** START **
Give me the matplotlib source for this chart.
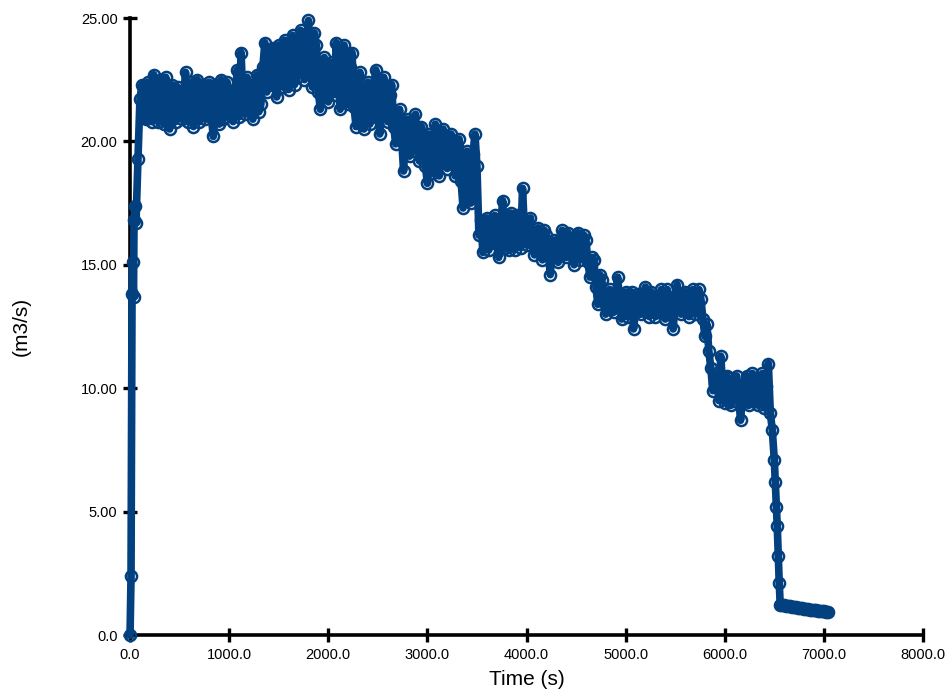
import matplotlib
matplotlib.use("Agg")
import matplotlib.pyplot as plt

plt.rcParams['font.family'] = ['Liberation Sans', 'DejaVu Sans']

# ---- data ----
rise_t = [0, 10, 20, 25, 35, 40, 50, 60, 80, 100]
rise_q = [0.0, 2.4, 13.8, 15.1, 13.7, 16.8, 17.4, 16.7, 19.3, 21.7]

main_t = [120, 160, 200, 240, 280, 320, 360, 400, 440, 480,
          520, 560, 600, 640, 680, 720, 760, 800, 840, 880,
          920, 960, 1000, 1040, 1080, 1120, 1160, 1200, 1240, 1280,
          1320, 1360, 1400, 1440, 1480, 1520, 1560, 1600, 1640, 1680,
          1720, 1760, 1800, 1840, 1880, 1920, 1960, 2000, 2040, 2080,
          2120, 2160, 2200, 2240, 2280, 2320, 2360, 2400, 2440, 2480,
          2520, 2560, 2600, 2640, 2680, 2720, 2760, 2800, 2840, 2880,
          2920, 2960, 3000, 3040, 3080, 3120, 3160, 3200, 3240, 3280,
          3320, 3360, 3400, 3440, 3480, 3520, 3560, 3600, 3640, 3680,
          3720, 3760, 3800, 3840, 3880, 3920, 3960, 4000, 4040, 4080,
          4120, 4160, 4200, 4240, 4280, 4320, 4360, 4400, 4440, 4480,
          4520, 4560, 4600, 4640, 4680, 4720, 4760, 4800, 4840, 4880,
          4920, 4960, 5000, 5040, 5080, 5120, 5160, 5200, 5240, 5280,
          5320, 5360, 5400, 5440, 5480, 5520, 5560, 5600, 5640, 5680,
          5720, 5760, 5800, 5840, 5880, 5920, 5960, 6000, 6040, 6080,
          6120, 6160, 6200, 6240, 6280, 6320, 6360, 6400, 6440]
main_q = [22.3, 20.9, 22.1, 22.7, 20.8, 21.9, 22.6, 20.5, 21.6, 22.2,
          20.9, 22.8, 21.2, 20.6, 22.5, 21.3, 20.9, 22.4, 20.2, 21.8,
          22.5, 21.0, 21.7, 20.8, 22.9, 23.6, 21.1, 22.3, 20.9, 22.7,
          21.5, 24.0, 22.3, 23.8, 21.8, 23.2, 24.1, 22.1, 24.3, 22.6,
          24.5, 22.5, 24.9, 22.2, 23.9, 21.3, 23.4, 21.6, 23.2, 24.0,
          21.3, 23.9, 21.5, 23.6, 20.6, 22.8, 20.5, 22.4, 21.0, 22.9,
          20.3, 22.6, 20.8, 22.3, 19.9, 21.3, 18.8, 20.9, 19.6, 21.1,
          19.2, 20.2, 18.3, 19.8, 20.7, 18.6, 20.5, 18.9, 20.3, 18.6,
          20.1, 17.3, 19.6, 17.5, 20.3, 16.2, 15.5, 16.9, 15.9, 17.0,
          15.3, 17.6, 16.2, 17.1, 15.6, 16.8, 18.1, 15.8, 16.9, 15.4,
          16.5, 15.2, 16.2, 14.6, 16.0, 15.1, 16.4, 15.3, 16.1, 15.0,
          16.3, 15.4, 16.0, 14.5, 15.2, 13.4, 14.4, 13.0, 14.0, 13.1,
          14.5, 12.8, 13.9, 13.2, 12.4, 13.8, 13.0, 14.1, 12.9, 13.7,
          13.1, 14.0, 12.8, 13.6, 12.4, 14.2, 13.0, 13.9, 12.9, 14.0,
          13.2, 13.6, 12.1, 11.5, 9.9, 10.6, 11.3, 9.4, 10.4, 9.5,
          10.5, 8.7, 10.2, 9.3, 10.6, 9.6, 10.3, 9.2, 11.0]

# in-between samples
fill_t = [140, 180, 220, 260, 300, 340, 380, 420, 460, 500,
          540, 580, 620, 660, 700, 740, 780, 820, 860, 900,
          940, 980, 1020, 1060, 1100, 1140, 1180, 1220, 1260, 1300,
          1340, 1380, 1420, 1460, 1500, 1540, 1580, 1620, 1660, 1700,
          1740, 1780, 1820, 1860, 1900, 1940, 1980, 2020, 2060, 2100,
          2140, 2180, 2220, 2260, 2300, 2340, 2380, 2420, 2460, 2500,
          2540, 2580, 2620, 2660, 2700, 2740, 2780, 2820, 2860, 2900,
          2940, 2980, 3020, 3060, 3100, 3140, 3180, 3220, 3260, 3300,
          3340, 3380, 3420, 3460, 3500, 3540, 3580, 3620, 3660, 3700,
          3740, 3780, 3820, 3860, 3900, 3940, 3980, 4020, 4060, 4100,
          4140, 4180, 4220, 4260, 4300, 4340, 4380, 4420, 4460, 4500,
          4540, 4580, 4620, 4660, 4700, 4740, 4780, 4820, 4860, 4900,
          4940, 4980, 5020, 5060, 5100, 5140, 5180, 5220, 5260, 5300,
          5340, 5380, 5420, 5460, 5500, 5540, 5580, 5620, 5660, 5700,
          5740, 5780, 5820, 5860, 5900, 5940, 5980, 6020, 6060, 6100,
          6140, 6180, 6220, 6260, 6300, 6340, 6380, 6420]
fill_q = [21.0, 22.4, 20.8, 21.4, 22.5, 20.7, 21.3, 22.3, 20.8, 21.5,
          21.8, 20.8, 22.4, 21.5, 20.8, 22.3, 21.9, 21.0, 22.3, 20.7,
          20.9, 22.4, 22.0, 21.5, 21.0, 21.6, 22.6, 21.3, 22.0, 21.2,
          23.0, 22.0, 23.5, 22.4, 23.9, 22.2, 22.8, 23.6, 22.3, 23.8,
          22.9, 24.2, 23.4, 24.4, 22.0, 22.9, 21.8, 22.7, 21.9, 22.6,
          23.7, 22.4, 23.0, 21.4, 21.9, 21.3, 21.8, 20.7, 22.3, 21.4,
          21.9, 21.5, 21.9, 20.6, 20.9, 20.1, 20.4, 19.4, 20.5, 19.9,
          20.6, 19.0, 20.3, 18.7, 19.4, 19.9, 19.3, 19.9, 19.2, 19.8,
          18.4, 18.9, 18.1, 19.5, 19.0, 16.8, 16.6, 15.6, 16.4, 16.1,
          16.7, 15.7, 15.6, 16.4, 17.0, 15.7, 16.3, 16.6, 15.9, 16.2,
          15.6, 16.4, 15.5, 15.8, 15.5, 16.0, 15.6, 16.3, 15.4, 15.8,
          15.2, 16.2, 15.1, 15.3, 14.1, 14.6, 13.5, 13.8, 13.2, 13.9,
          13.4, 13.6, 12.9, 13.9, 13.1, 13.3, 13.8, 13.3, 13.9, 12.9,
          13.5, 13.3, 14.0, 13.1, 13.5, 13.4, 13.8, 13.3, 13.5, 13.0,
          14.0, 12.8, 12.6, 10.8, 10.2, 9.5, 10.0, 10.5, 9.3, 10.2,
          9.6, 9.8, 10.5, 9.5, 10.0, 9.3, 10.6, 10.1]

drop_t = [6460, 6480, 6500, 6510, 6520, 6530, 6540, 6550, 6560]
drop_q = [9.0, 8.3, 7.1, 6.2, 5.2, 4.4, 3.2, 2.1, 1.2]

tail_t = [6580, 6600, 6620, 6640, 6660, 6680, 6700, 6720, 6740, 6760, 6780, 6800,
          6820, 6840, 6860, 6880, 6900, 6920, 6940, 6960, 6980, 7000, 7020, 7040]
tail_q = [1.2, 1.2, 1.19, 1.18, 1.16, 1.15, 1.14, 1.12, 1.11, 1.1, 1.08, 1.06,
          1.05, 1.04, 1.03, 1.02, 1.01, 1.0, 0.99, 0.98, 0.97, 0.96, 0.95, 0.95]

pairs = sorted(zip(rise_t + main_t + fill_t + drop_t + tail_t,
                   rise_q + main_q + fill_q + drop_q + tail_q))
time_s = [p[0] for p in pairs]
flow = [p[1] for p in pairs]

x_ticks = [0, 1000, 2000, 3000, 4000, 5000, 6000, 7000, 8000]
x_labels = ["0.0", "1000.0", "2000.0", "3000.0", "4000.0", "5000.0", "6000.0", "7000.0", "8000.0"]
y_ticks = [0, 5, 10, 15, 20, 25]
y_labels = ["0.0", "5.00", "10.00", "15.00", "20.00", "25.00"]

color = "#02407f"

fig = plt.figure(figsize=(9.52, 6.95), dpi=100)
ax = fig.add_axes([0.1366, 0.0863, 0.8329, 0.8878])

ax.plot(time_s, flow, color=color, linewidth=5.5, clip_on=False, zorder=3)
ax.plot(time_s, flow, linestyle='none', marker='o', markersize=8,
        markerfacecolor='none', markeredgecolor=color, markeredgewidth=1.8,
        clip_on=False, zorder=3)

ax.set_xlim(0, 8000)
ax.set_ylim(0, 25)
ax.set_xticks(x_ticks)
ax.set_xticklabels(x_labels)
ax.set_yticks(y_ticks)
ax.set_yticklabels(y_labels)

for side in ['top', 'right']:
    ax.spines[side].set_visible(False)
for side in ['left', 'bottom']:
    ax.spines[side].set_linewidth(2.6)
    ax.spines[side].set_color('black')
    ax.spines[side].set_zorder(2)

ax.tick_params(axis='both', direction='inout', length=10, width=2.4,
               labelsize=10.5, colors='black', pad=4)

ax.set_xlabel("Time (s)", fontsize=15, labelpad=6)
ax.set_ylabel("(m3/s)", fontsize=15, labelpad=36)

fig.savefig("out.png", dpi=100)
** END **
Give again, word for word, every line from the top of the data through the line with "16.7, 19.3, 21.7]", both ends included, and exclude the pictures.

Give me the matplotlib source for this chart.
import matplotlib
matplotlib.use("Agg")
import matplotlib.pyplot as plt

plt.rcParams['font.family'] = ['Liberation Sans', 'DejaVu Sans']

# ---- data ----
rise_t = [0, 10, 20, 25, 35, 40, 50, 60, 80, 100]
rise_q = [0.0, 2.4, 13.8, 15.1, 13.7, 16.8, 17.4, 16.7, 19.3, 21.7]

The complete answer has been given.